> _REQUIREMENT_
Emit a verbatim copy of the lines below from the line with "Clone this chart" through the line with "import * as", excluding pictures and everything outside that range.

[Figure scripts]
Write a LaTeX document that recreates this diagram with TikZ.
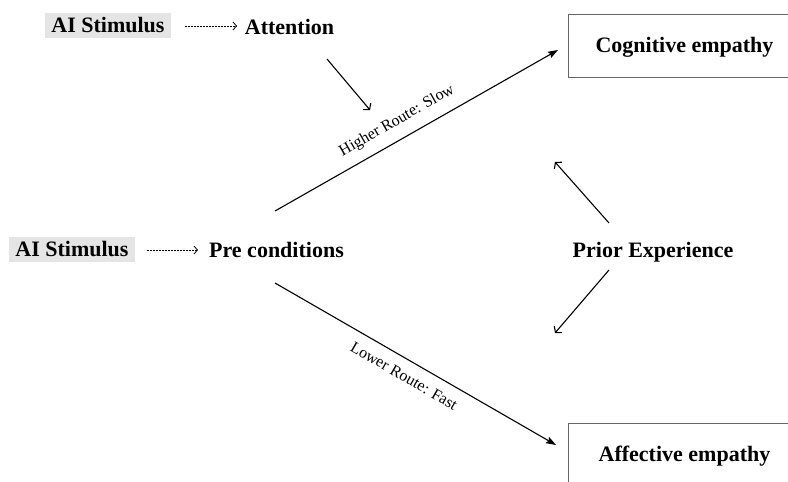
\documentclass[tikz,border=0pt]{standalone}
\usepackage{fontspec}
\setmainfont{Liberation Serif}
\usetikzlibrary{arrows.meta}
\begin{document}
\begin{tikzpicture}[x=1pt,y=-1pt,
  big/.style={font=\bfseries\fontsize{22}{26}\selectfont, inner sep=0pt, anchor=base},
  stim/.style={font=\bfseries\fontsize{22}{26}\selectfont, inner sep=0pt, fill=black!10,
     minimum width=126pt, minimum height=25pt, text height=14.6pt, text depth=0pt},
  empbox/.style={draw=black!60, line width=1pt, font=\bfseries\fontsize{22}{26}\selectfont,
     inner sep=0pt, minimum width=233pt, minimum height=63pt, text height=14.6pt, text depth=0pt},
  route/.style={font=\fontsize{16}{19}\selectfont, inner sep=0pt},
  dotarrow/.style={line width=0.8pt, dash pattern=on 1.5pt off 1.5pt, -{Straight Barb[length=3.5pt,width=8pt]}},
  openarrow/.style={line width=1.1pt, -{Straight Barb[length=4pt,width=10pt]}},
  fillarrow/.style={line width=1.1pt, -{Stealth[length=10pt,width=7pt,inset=1.5pt]}}]
\clip (0,0) rectangle (788,482);
\fill[white] (0,0) rectangle (788,482);
% nodes
\node[stim] (s1) at (108,25.5) {AI Stimulus};
\node[big] (att) at (289.5,34) {Attention};
\node[stim] (s2) at (72,249.5) {AI Stimulus};
\node[big] (pre) at (276.5,257) {Pre conditions};
\node[big] (prior) at (653,257) {Prior Experience};
\node[empbox] (cog) at (684.5,45.5) {Cognitive empathy};
\node[empbox] (aff) at (684.5,454.5) {Affective empathy};
% connector end points
\coordinate (d1a) at (185,26);   \coordinate (d1b) at (237,26);
\coordinate (d2a) at (147,250);  \coordinate (d2b) at (198,250);
\coordinate (attA) at (327,59);  \coordinate (attB) at (370,110);
\coordinate (hiA) at (275,211);  \coordinate (hiB) at (558,50);
\coordinate (loA) at (275,283);  \coordinate (loB) at (556,445);
\coordinate (pUa) at (609,223);  \coordinate (pUb) at (555,162);
\coordinate (pLa) at (609,270);  \coordinate (pLb) at (555,333);
% connectors
\draw[dotarrow] (d1a) -- (d1b);
\draw[dotarrow] (d2a) -- (d2b);
\draw[openarrow] (attA) -- (attB);
\draw[fillarrow] (hiA) -- (hiB);
\draw[fillarrow] (loA) -- (loB);
\draw[openarrow] (pUa) -- (pUb);
\draw[openarrow] (pLa) -- (pLb);
% route labels
\node[route, rotate=29.7] (hil) at (397,121) {Higher Route: Slow};
\node[route, rotate=-30] (lol) at (404,376) {Lower Route: Fast};
\end{tikzpicture}
\end{document}
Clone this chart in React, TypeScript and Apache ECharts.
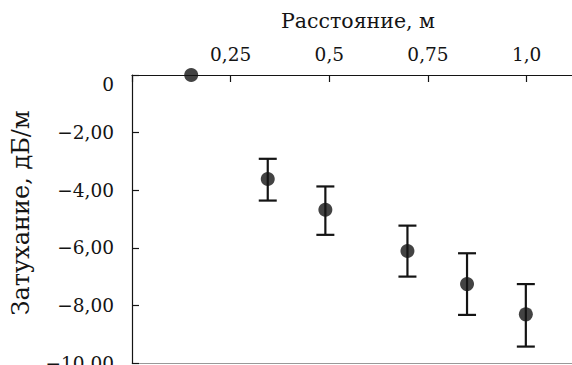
import React, { useEffect, useRef } from "react";
import * as echarts from "echarts";

const distances = [0.15, 0.344, 0.49, 0.698, 0.849, 0.998];
const attenuation = [0, -3.61, -4.68, -6.11, -7.26, -8.31];
const errHigh = [null, -2.91, -3.87, -5.23, -6.19, -7.26];
const errLow = [null, -4.36, -5.55, -7.0, -8.33, -9.43];
const xTicks = [0.25, 0.5, 0.75, 1.0];
const yTicks = [0, -2, -4, -6, -8, -10];
const xTitle = "Расстояние, м";
const yTitle = "Затухание, дБ/м";

const FONT = "DejaVu Serif";
const INK = "#141414";

export default function App() {
  const ref = useRef<HTMLDivElement>(null);
  useEffect(() => {
    if (!ref.current) return;
    const chart = echarts.init(ref.current, null, { renderer: "svg" });
    const points = distances.map((d, i) => [d, attenuation[i]]);
    const bars = distances
      .map((d, i) => [d, errLow[i], errHigh[i]])
      .filter((r) => r[1] !== null);
    const fmtX = (v: number) => {
      if (!xTicks.some((t) => Math.abs(t - v) < 1e-6)) return "";
      if (Math.abs(v - 0.5) < 1e-6) return "0,5";
      if (Math.abs(v - 1) < 1e-6) return "1,0";
      return String(v).replace(".", ",");
    };
    const fmtY = (v: number) => {
      if (!yTicks.includes(v)) return "";
      if (v === 0) return "{z|0}";
      return "\u2212" + Math.abs(v).toFixed(2).replace(".", ",");
    };
    chart.setOption({
      animation: false,
      backgroundColor: "#ffffff",
      grid: {
        left: 132,
        right: 0,
        top: 75,
        bottom: 2,
        containLabel: false,
        outerBoundsMode: "none",
      },
      xAxis: [
        {
          type: "value",
          position: "top",
          min: 0,
          max: 1.115,
          interval: 0.25,
          name: xTitle,
          nameLocation: "middle",
          nameGap: 44,
          nameTextStyle: { fontFamily: FONT, fontSize: 20.5, color: INK, padding: [0, 0, 0, 12] },
          axisLine: { show: true, lineStyle: { color: INK, width: 1.2 } },
          axisTick: { show: true, inside: true, length: 7, lineStyle: { color: INK, width: 1.2 } },
          axisLabel: {
            fontFamily: FONT,
            fontSize: 18.5,
            color: INK,
            margin: 11,
            formatter: fmtX,
            showMaxLabel: false,
          },
          splitLine: { show: false },
        },
        {
          type: "value",
          position: "bottom",
          min: 0,
          max: 1.115,
          axisLine: { show: true, onZero: false, lineStyle: { color: "#999999", width: 1.2 } },
          axisTick: { show: false },
          axisLabel: { show: false },
          splitLine: { show: false },
        },
      ],
      yAxis: {
        type: "value",
        min: -10,
        max: 0,
        interval: 2,
        name: yTitle,
        nameLocation: "middle",
        nameGap: 99,
        nameRotate: 90,
        nameTextStyle: { fontFamily: FONT, fontSize: 24, color: INK, padding: [0, 0, 0, 12] },
        axisLine: { show: true, lineStyle: { color: INK, width: 1.2 } },
        axisTick: { show: true, inside: true, length: 7, lineStyle: { color: INK, width: 1.2 } },
        axisLabel: {
          fontFamily: FONT,
          fontSize: 18.5,
          color: INK,
          margin: 18,
          formatter: fmtY,
          rich: {
            z: { fontFamily: FONT, fontSize: 18.5, color: INK, padding: [18, 0, 0, 0] },
          },
        },
        splitLine: { show: false },
      },
      series: [
        {
          type: "custom",
          xAxisIndex: 0,
          data: bars,
          renderItem: (params: any, api: any) => {
            const x = api.value(0);
            const lo = api.coord([x, api.value(1)]);
            const hi = api.coord([x, api.value(2)]);
            const hw = 9;
            const style = { stroke: INK, lineWidth: 2.2 };
            return {
              type: "group",
              children: [
                { type: "line", shape: { x1: lo[0], y1: lo[1], x2: hi[0], y2: hi[1] }, style },
                { type: "line", shape: { x1: lo[0] - hw, y1: lo[1], x2: lo[0] + hw, y2: lo[1] }, style },
                { type: "line", shape: { x1: hi[0] - hw, y1: hi[1], x2: hi[0] + hw, y2: hi[1] }, style },
              ],
            };
          },
          z: 2,
        },
        {
          type: "scatter",
          xAxisIndex: 0,
          data: points,
          symbol: "circle",
          symbolSize: 14,
          itemStyle: { color: INK },
          clip: false,
          z: 3,
        },
      ],
    });
    return () => chart.dispose();
  }, []);
  return (
    <div
      ref={ref}
      style={{ position: "fixed", left: 0, top: 0, width: 572, height: 365, background: "#fff" }}
    />
  );
}
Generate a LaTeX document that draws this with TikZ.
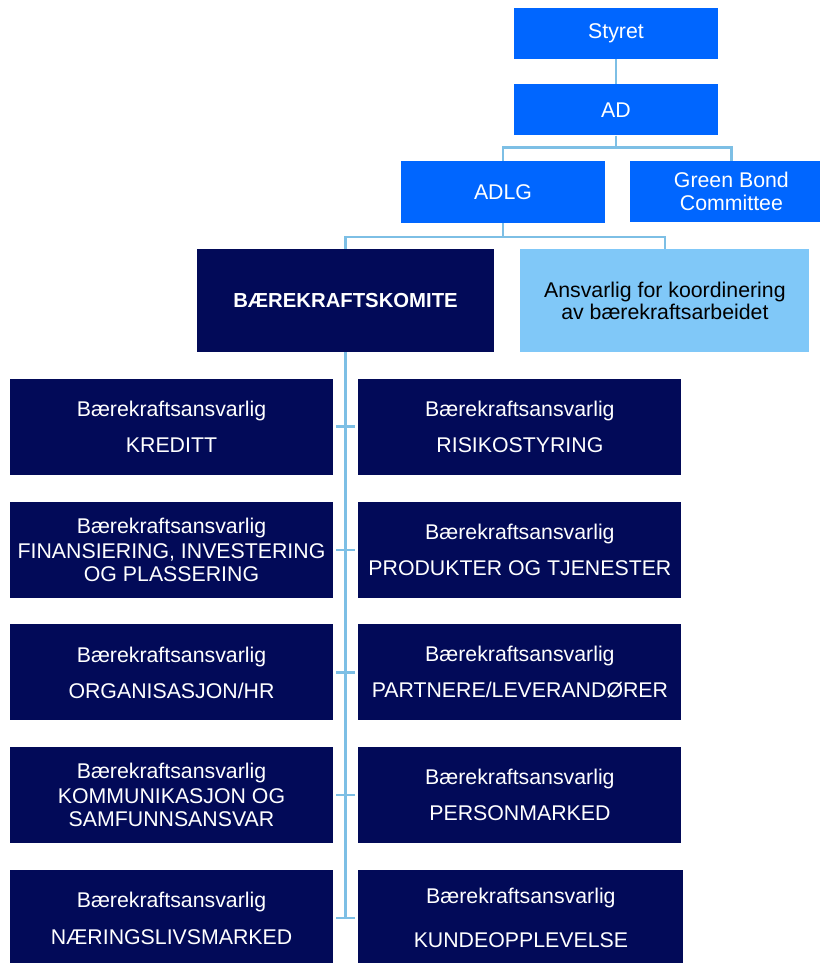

> _COMPLETE RESPONSE_
Clone this chart in React, TypeScript and Apache ECharts.
import React, { useEffect, useRef } from "react";
import * as echarts from "echarts";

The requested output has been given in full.